── Data shown
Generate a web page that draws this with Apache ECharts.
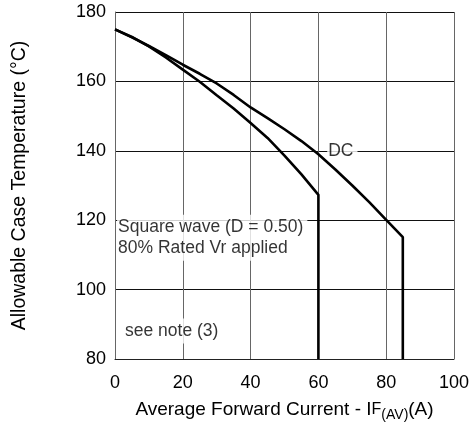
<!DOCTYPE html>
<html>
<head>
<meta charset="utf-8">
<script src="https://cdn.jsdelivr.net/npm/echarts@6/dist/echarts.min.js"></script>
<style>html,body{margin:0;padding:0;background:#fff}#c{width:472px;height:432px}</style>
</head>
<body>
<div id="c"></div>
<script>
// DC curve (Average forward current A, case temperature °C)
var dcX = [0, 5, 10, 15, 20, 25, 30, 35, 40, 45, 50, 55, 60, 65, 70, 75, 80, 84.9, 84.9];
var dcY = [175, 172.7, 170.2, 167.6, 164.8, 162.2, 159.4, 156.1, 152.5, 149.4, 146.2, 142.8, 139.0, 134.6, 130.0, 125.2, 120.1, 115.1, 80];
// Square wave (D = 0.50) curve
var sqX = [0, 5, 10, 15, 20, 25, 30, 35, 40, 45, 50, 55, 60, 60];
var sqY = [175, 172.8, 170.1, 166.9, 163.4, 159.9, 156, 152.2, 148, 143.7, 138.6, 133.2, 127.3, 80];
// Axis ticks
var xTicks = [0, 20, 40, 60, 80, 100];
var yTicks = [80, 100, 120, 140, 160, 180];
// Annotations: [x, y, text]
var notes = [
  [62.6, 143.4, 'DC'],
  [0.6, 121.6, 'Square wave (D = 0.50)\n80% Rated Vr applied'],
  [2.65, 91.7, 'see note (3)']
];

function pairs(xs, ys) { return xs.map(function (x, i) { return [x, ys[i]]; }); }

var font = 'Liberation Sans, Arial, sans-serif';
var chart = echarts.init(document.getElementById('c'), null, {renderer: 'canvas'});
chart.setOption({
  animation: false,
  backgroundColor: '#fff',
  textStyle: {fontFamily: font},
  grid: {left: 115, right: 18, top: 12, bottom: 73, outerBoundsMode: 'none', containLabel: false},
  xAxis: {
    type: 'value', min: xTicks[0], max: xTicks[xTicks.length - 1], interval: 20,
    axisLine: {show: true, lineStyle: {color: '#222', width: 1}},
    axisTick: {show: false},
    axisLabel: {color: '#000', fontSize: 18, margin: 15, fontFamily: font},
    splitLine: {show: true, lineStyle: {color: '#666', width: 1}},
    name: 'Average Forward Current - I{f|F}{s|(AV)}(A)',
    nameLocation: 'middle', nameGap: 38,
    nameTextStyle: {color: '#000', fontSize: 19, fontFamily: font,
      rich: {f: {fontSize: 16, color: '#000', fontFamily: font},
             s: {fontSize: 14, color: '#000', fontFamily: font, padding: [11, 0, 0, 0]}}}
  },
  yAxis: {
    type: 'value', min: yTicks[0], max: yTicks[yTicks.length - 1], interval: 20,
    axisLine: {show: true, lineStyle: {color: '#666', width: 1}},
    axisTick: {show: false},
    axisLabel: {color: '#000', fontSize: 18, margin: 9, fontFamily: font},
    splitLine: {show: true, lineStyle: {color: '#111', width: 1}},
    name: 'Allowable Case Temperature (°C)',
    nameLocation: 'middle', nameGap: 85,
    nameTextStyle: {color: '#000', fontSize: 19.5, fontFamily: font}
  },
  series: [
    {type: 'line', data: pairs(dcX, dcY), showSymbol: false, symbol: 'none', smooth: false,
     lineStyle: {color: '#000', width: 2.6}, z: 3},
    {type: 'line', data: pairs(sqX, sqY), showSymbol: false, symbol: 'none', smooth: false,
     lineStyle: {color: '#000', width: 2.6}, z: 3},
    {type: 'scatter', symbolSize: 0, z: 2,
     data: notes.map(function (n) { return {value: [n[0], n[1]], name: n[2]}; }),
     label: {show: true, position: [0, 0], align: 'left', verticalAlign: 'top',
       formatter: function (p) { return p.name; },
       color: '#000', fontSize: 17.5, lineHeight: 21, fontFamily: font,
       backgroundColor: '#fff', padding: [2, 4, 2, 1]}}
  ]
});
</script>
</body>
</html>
────
In the copy, include no pictures; restate the listing above exactly.

» **The response**:
Generate a web page that draws this with Apache ECharts.
<!DOCTYPE html>
<html>
<head>
<meta charset="utf-8">
<script src="https://cdn.jsdelivr.net/npm/echarts@6/dist/echarts.min.js"></script>
<style>html,body{margin:0;padding:0;background:#fff}#c{width:472px;height:432px}</style>
</head>
<body>
<div id="c"></div>
<script>
// DC curve (Average forward current A, case temperature °C)
var dcX = [0, 5, 10, 15, 20, 25, 30, 35, 40, 45, 50, 55, 60, 65, 70, 75, 80, 84.9, 84.9];
var dcY = [175, 172.7, 170.2, 167.6, 164.8, 162.2, 159.4, 156.1, 152.5, 149.4, 146.2, 142.8, 139.0, 134.6, 130.0, 125.2, 120.1, 115.1, 80];
// Square wave (D = 0.50) curve
var sqX = [0, 5, 10, 15, 20, 25, 30, 35, 40, 45, 50, 55, 60, 60];
var sqY = [175, 172.8, 170.1, 166.9, 163.4, 159.9, 156, 152.2, 148, 143.7, 138.6, 133.2, 127.3, 80];
// Axis ticks
var xTicks = [0, 20, 40, 60, 80, 100];
var yTicks = [80, 100, 120, 140, 160, 180];
// Annotations: [x, y, text]
var notes = [
  [62.6, 143.4, 'DC'],
  [0.6, 121.6, 'Square wave (D = 0.50)\n80% Rated Vr applied'],
  [2.65, 91.7, 'see note (3)']
];

function pairs(xs, ys) { return xs.map(function (x, i) { return [x, ys[i]]; }); }

var font = 'Liberation Sans, Arial, sans-serif';
var chart = echarts.init(document.getElementById('c'), null, {renderer: 'canvas'});
chart.setOption({
  animation: false,
  backgroundColor: '#fff',
  textStyle: {fontFamily: font},
  grid: {left: 115, right: 18, top: 12, bottom: 73, outerBoundsMode: 'none', containLabel: false},
  xAxis: {
    type: 'value', min: xTicks[0], max: xTicks[xTicks.length - 1], interval: 20,
    axisLine: {show: true, lineStyle: {color: '#222', width: 1}},
    axisTick: {show: false},
    axisLabel: {color: '#000', fontSize: 18, margin: 15, fontFamily: font},
    splitLine: {show: true, lineStyle: {color: '#666', width: 1}},
    name: 'Average Forward Current - I{f|F}{s|(AV)}(A)',
    nameLocation: 'middle', nameGap: 38,
    nameTextStyle: {color: '#000', fontSize: 19, fontFamily: font,
      rich: {f: {fontSize: 16, color: '#000', fontFamily: font},
             s: {fontSize: 14, color: '#000', fontFamily: font, padding: [11, 0, 0, 0]}}}
  },
  yAxis: {
    type: 'value', min: yTicks[0], max: yTicks[yTicks.length - 1], interval: 20,
    axisLine: {show: true, lineStyle: {color: '#666', width: 1}},
    axisTick: {show: false},
    axisLabel: {color: '#000', fontSize: 18, margin: 9, fontFamily: font},
    splitLine: {show: true, lineStyle: {color: '#111', width: 1}},
    name: 'Allowable Case Temperature (°C)',
    nameLocation: 'middle', nameGap: 85,
    nameTextStyle: {color: '#000', fontSize: 19.5, fontFamily: font}
  },
  series: [
    {type: 'line', data: pairs(dcX, dcY), showSymbol: false, symbol: 'none', smooth: false,
     lineStyle: {color: '#000', width: 2.6}, z: 3},
    {type: 'line', data: pairs(sqX, sqY), showSymbol: false, symbol: 'none', smooth: false,
     lineStyle: {color: '#000', width: 2.6}, z: 3},
    {type: 'scatter', symbolSize: 0, z: 2,
     data: notes.map(function (n) { return {value: [n[0], n[1]], name: n[2]}; }),
     label: {show: true, position: [0, 0], align: 'left', verticalAlign: 'top',
       formatter: function (p) { return p.name; },
       color: '#000', fontSize: 17.5, lineHeight: 21, fontFamily: font,
       backgroundColor: '#fff', padding: [2, 4, 2, 1]}}
  ]
});
</script>
</body>
</html>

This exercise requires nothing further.